--- WHAT TO PRODUCE ---
Write out the listing, please, but only from its first line through the line containing "const offs = [-bw, 0, bw];", exactly as given and without pictures.

--- SOURCE EXCERPT ---
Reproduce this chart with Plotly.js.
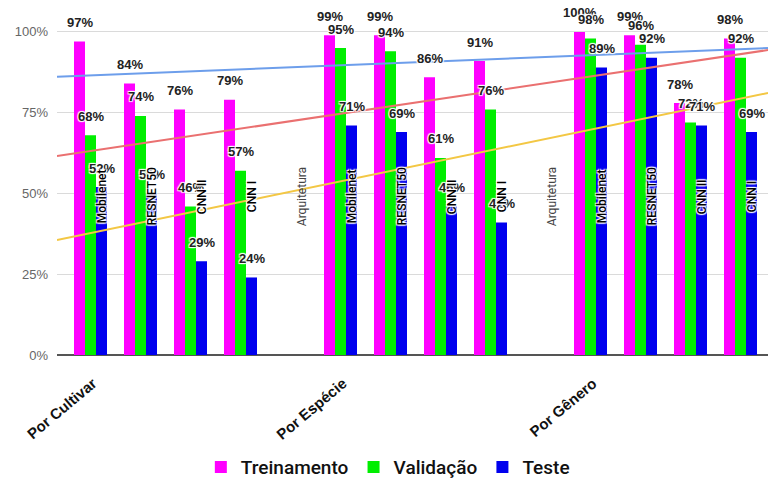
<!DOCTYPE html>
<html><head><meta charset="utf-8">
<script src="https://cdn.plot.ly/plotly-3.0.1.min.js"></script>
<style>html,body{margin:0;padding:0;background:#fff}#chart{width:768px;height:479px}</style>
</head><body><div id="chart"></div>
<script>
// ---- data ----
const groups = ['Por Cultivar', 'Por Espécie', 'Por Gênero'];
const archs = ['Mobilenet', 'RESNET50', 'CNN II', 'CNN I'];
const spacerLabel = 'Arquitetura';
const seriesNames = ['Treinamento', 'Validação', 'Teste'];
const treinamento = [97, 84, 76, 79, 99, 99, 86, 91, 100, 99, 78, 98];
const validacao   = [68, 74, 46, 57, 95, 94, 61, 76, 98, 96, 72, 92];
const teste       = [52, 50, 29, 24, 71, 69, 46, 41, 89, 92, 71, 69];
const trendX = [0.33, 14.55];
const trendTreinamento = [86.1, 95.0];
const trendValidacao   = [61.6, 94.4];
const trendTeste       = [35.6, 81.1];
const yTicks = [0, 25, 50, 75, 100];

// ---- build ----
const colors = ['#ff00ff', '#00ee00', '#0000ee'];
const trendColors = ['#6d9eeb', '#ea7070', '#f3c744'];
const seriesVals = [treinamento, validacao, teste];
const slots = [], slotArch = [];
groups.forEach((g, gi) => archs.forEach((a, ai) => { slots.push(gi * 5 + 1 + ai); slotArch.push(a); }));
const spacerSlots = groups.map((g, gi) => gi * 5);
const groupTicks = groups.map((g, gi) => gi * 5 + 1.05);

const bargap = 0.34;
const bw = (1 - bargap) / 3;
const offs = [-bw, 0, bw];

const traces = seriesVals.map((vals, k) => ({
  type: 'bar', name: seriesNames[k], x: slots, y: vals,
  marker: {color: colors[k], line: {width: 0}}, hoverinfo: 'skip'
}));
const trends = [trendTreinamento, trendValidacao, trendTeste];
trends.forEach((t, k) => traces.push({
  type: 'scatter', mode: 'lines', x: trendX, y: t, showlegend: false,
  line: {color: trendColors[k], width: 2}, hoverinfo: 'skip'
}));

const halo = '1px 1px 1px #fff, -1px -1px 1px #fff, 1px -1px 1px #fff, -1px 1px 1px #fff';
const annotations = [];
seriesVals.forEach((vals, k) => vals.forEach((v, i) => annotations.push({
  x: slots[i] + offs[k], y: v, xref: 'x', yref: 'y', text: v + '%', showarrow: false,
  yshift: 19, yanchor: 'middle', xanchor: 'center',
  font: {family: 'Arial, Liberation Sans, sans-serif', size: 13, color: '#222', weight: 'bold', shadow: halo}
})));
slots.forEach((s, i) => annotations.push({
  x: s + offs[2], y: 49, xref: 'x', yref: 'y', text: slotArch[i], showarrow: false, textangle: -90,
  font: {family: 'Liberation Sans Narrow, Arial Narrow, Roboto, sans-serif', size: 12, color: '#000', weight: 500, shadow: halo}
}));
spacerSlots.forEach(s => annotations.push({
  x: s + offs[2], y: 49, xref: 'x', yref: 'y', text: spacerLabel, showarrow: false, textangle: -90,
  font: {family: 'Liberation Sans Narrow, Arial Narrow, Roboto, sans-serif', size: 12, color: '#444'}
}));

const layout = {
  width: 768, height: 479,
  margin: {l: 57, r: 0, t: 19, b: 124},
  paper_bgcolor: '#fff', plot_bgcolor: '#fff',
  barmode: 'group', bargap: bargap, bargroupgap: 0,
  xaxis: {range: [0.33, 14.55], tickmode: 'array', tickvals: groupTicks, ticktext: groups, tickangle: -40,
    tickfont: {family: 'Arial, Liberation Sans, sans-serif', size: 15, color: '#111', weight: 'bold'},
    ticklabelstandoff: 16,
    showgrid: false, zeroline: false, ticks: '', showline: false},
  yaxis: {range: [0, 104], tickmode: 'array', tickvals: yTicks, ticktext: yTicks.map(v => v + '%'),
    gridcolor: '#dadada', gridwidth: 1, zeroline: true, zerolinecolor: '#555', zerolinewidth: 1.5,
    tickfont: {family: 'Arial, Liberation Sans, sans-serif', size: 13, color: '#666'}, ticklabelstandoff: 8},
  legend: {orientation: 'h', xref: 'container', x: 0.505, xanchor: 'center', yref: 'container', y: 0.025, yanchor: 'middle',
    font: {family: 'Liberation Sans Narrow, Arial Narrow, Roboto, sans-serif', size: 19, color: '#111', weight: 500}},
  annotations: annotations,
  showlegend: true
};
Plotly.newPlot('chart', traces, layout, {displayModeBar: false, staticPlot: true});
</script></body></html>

--- SOLUTION TO THIS TASK ---
Reproduce this chart with Plotly.js.
<!DOCTYPE html>
<html><head><meta charset="utf-8">
<script src="https://cdn.plot.ly/plotly-3.0.1.min.js"></script>
<style>html,body{margin:0;padding:0;background:#fff}#chart{width:768px;height:479px}</style>
</head><body><div id="chart"></div>
<script>
// ---- data ----
const groups = ['Por Cultivar', 'Por Espécie', 'Por Gênero'];
const archs = ['Mobilenet', 'RESNET50', 'CNN II', 'CNN I'];
const spacerLabel = 'Arquitetura';
const seriesNames = ['Treinamento', 'Validação', 'Teste'];
const treinamento = [97, 84, 76, 79, 99, 99, 86, 91, 100, 99, 78, 98];
const validacao   = [68, 74, 46, 57, 95, 94, 61, 76, 98, 96, 72, 92];
const teste       = [52, 50, 29, 24, 71, 69, 46, 41, 89, 92, 71, 69];
const trendX = [0.33, 14.55];
const trendTreinamento = [86.1, 95.0];
const trendValidacao   = [61.6, 94.4];
const trendTeste       = [35.6, 81.1];
const yTicks = [0, 25, 50, 75, 100];

// ---- build ----
const colors = ['#ff00ff', '#00ee00', '#0000ee'];
const trendColors = ['#6d9eeb', '#ea7070', '#f3c744'];
const seriesVals = [treinamento, validacao, teste];
const slots = [], slotArch = [];
groups.forEach((g, gi) => archs.forEach((a, ai) => { slots.push(gi * 5 + 1 + ai); slotArch.push(a); }));
const spacerSlots = groups.map((g, gi) => gi * 5);
const groupTicks = groups.map((g, gi) => gi * 5 + 1.05);

const bargap = 0.34;
const bw = (1 - bargap) / 3;
const offs = [-bw, 0, bw];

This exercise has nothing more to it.